>>>>>

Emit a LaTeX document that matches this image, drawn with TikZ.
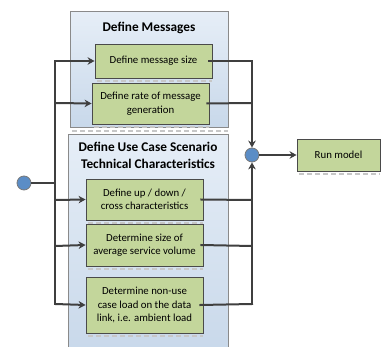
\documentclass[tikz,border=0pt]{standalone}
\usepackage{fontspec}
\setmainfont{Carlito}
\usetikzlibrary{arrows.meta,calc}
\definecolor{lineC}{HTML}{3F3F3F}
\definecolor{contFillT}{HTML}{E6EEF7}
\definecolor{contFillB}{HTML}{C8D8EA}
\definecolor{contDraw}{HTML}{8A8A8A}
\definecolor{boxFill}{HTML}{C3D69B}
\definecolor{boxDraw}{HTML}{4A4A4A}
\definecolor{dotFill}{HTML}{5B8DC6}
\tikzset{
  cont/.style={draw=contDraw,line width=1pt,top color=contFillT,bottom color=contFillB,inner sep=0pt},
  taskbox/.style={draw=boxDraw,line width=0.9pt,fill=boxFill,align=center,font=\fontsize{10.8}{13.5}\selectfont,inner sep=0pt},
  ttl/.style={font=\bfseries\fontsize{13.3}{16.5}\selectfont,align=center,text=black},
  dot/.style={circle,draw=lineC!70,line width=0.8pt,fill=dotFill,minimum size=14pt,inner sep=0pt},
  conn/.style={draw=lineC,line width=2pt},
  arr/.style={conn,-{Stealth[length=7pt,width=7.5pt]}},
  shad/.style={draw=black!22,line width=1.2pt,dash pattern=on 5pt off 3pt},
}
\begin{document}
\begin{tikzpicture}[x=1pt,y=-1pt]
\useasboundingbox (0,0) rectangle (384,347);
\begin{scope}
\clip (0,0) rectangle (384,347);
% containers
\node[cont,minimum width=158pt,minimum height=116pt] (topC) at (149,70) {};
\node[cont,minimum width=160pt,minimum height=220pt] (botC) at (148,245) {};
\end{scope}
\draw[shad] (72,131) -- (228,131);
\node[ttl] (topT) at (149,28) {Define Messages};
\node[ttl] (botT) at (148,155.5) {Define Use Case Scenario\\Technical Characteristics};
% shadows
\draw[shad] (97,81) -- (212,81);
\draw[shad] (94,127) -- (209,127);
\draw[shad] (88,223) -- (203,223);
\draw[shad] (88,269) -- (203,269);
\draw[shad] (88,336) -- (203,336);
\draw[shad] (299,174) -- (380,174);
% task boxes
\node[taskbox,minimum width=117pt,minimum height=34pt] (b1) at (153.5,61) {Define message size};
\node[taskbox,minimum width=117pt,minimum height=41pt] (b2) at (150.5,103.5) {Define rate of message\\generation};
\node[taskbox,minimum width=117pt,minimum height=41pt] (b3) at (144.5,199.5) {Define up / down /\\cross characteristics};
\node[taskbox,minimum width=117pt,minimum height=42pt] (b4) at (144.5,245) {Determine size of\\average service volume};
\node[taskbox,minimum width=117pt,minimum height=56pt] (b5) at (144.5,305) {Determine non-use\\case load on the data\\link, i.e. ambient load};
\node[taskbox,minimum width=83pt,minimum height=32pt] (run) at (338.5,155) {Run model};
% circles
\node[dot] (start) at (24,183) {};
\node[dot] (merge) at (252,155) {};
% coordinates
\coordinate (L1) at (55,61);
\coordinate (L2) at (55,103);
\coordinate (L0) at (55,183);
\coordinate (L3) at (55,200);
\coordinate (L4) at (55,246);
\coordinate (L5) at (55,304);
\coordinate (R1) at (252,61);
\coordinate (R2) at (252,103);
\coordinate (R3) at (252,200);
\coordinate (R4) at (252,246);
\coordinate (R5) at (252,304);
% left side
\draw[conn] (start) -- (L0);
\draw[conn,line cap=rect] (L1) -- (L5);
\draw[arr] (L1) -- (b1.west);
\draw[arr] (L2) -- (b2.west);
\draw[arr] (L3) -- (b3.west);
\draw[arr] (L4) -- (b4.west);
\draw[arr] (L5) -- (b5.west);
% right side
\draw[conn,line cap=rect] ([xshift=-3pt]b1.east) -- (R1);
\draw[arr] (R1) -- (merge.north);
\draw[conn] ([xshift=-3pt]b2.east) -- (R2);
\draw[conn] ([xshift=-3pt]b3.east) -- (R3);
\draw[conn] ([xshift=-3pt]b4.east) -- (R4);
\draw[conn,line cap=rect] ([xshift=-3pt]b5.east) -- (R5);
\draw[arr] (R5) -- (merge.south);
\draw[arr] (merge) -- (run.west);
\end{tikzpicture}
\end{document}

<<<<<

Repeat the data in full and exactly. Omit pictures.

Emit a LaTeX document that matches this image, drawn with TikZ.
\documentclass[tikz,border=0pt]{standalone}
\usepackage{fontspec}
\setmainfont{Carlito}
\usetikzlibrary{arrows.meta,calc}
\definecolor{lineC}{HTML}{3F3F3F}
\definecolor{contFillT}{HTML}{E6EEF7}
\definecolor{contFillB}{HTML}{C8D8EA}
\definecolor{contDraw}{HTML}{8A8A8A}
\definecolor{boxFill}{HTML}{C3D69B}
\definecolor{boxDraw}{HTML}{4A4A4A}
\definecolor{dotFill}{HTML}{5B8DC6}
\tikzset{
  cont/.style={draw=contDraw,line width=1pt,top color=contFillT,bottom color=contFillB,inner sep=0pt},
  taskbox/.style={draw=boxDraw,line width=0.9pt,fill=boxFill,align=center,font=\fontsize{10.8}{13.5}\selectfont,inner sep=0pt},
  ttl/.style={font=\bfseries\fontsize{13.3}{16.5}\selectfont,align=center,text=black},
  dot/.style={circle,draw=lineC!70,line width=0.8pt,fill=dotFill,minimum size=14pt,inner sep=0pt},
  conn/.style={draw=lineC,line width=2pt},
  arr/.style={conn,-{Stealth[length=7pt,width=7.5pt]}},
  shad/.style={draw=black!22,line width=1.2pt,dash pattern=on 5pt off 3pt},
}
\begin{document}
\begin{tikzpicture}[x=1pt,y=-1pt]
\useasboundingbox (0,0) rectangle (384,347);
\begin{scope}
\clip (0,0) rectangle (384,347);
% containers
\node[cont,minimum width=158pt,minimum height=116pt] (topC) at (149,70) {};
\node[cont,minimum width=160pt,minimum height=220pt] (botC) at (148,245) {};
\end{scope}
\draw[shad] (72,131) -- (228,131);
\node[ttl] (topT) at (149,28) {Define Messages};
\node[ttl] (botT) at (148,155.5) {Define Use Case Scenario\\Technical Characteristics};
% shadows
\draw[shad] (97,81) -- (212,81);
\draw[shad] (94,127) -- (209,127);
\draw[shad] (88,223) -- (203,223);
\draw[shad] (88,269) -- (203,269);
\draw[shad] (88,336) -- (203,336);
\draw[shad] (299,174) -- (380,174);
% task boxes
\node[taskbox,minimum width=117pt,minimum height=34pt] (b1) at (153.5,61) {Define message size};
\node[taskbox,minimum width=117pt,minimum height=41pt] (b2) at (150.5,103.5) {Define rate of message\\generation};
\node[taskbox,minimum width=117pt,minimum height=41pt] (b3) at (144.5,199.5) {Define up / down /\\cross characteristics};
\node[taskbox,minimum width=117pt,minimum height=42pt] (b4) at (144.5,245) {Determine size of\\average service volume};
\node[taskbox,minimum width=117pt,minimum height=56pt] (b5) at (144.5,305) {Determine non-use\\case load on the data\\link, i.e. ambient load};
\node[taskbox,minimum width=83pt,minimum height=32pt] (run) at (338.5,155) {Run model};
% circles
\node[dot] (start) at (24,183) {};
\node[dot] (merge) at (252,155) {};
% coordinates
\coordinate (L1) at (55,61);
\coordinate (L2) at (55,103);
\coordinate (L0) at (55,183);
\coordinate (L3) at (55,200);
\coordinate (L4) at (55,246);
\coordinate (L5) at (55,304);
\coordinate (R1) at (252,61);
\coordinate (R2) at (252,103);
\coordinate (R3) at (252,200);
\coordinate (R4) at (252,246);
\coordinate (R5) at (252,304);
% left side
\draw[conn] (start) -- (L0);
\draw[conn,line cap=rect] (L1) -- (L5);
\draw[arr] (L1) -- (b1.west);
\draw[arr] (L2) -- (b2.west);
\draw[arr] (L3) -- (b3.west);
\draw[arr] (L4) -- (b4.west);
\draw[arr] (L5) -- (b5.west);
% right side
\draw[conn,line cap=rect] ([xshift=-3pt]b1.east) -- (R1);
\draw[arr] (R1) -- (merge.north);
\draw[conn] ([xshift=-3pt]b2.east) -- (R2);
\draw[conn] ([xshift=-3pt]b3.east) -- (R3);
\draw[conn] ([xshift=-3pt]b4.east) -- (R4);
\draw[conn,line cap=rect] ([xshift=-3pt]b5.east) -- (R5);
\draw[arr] (R5) -- (merge.south);
\draw[arr] (merge) -- (run.west);
\end{tikzpicture}
\end{document}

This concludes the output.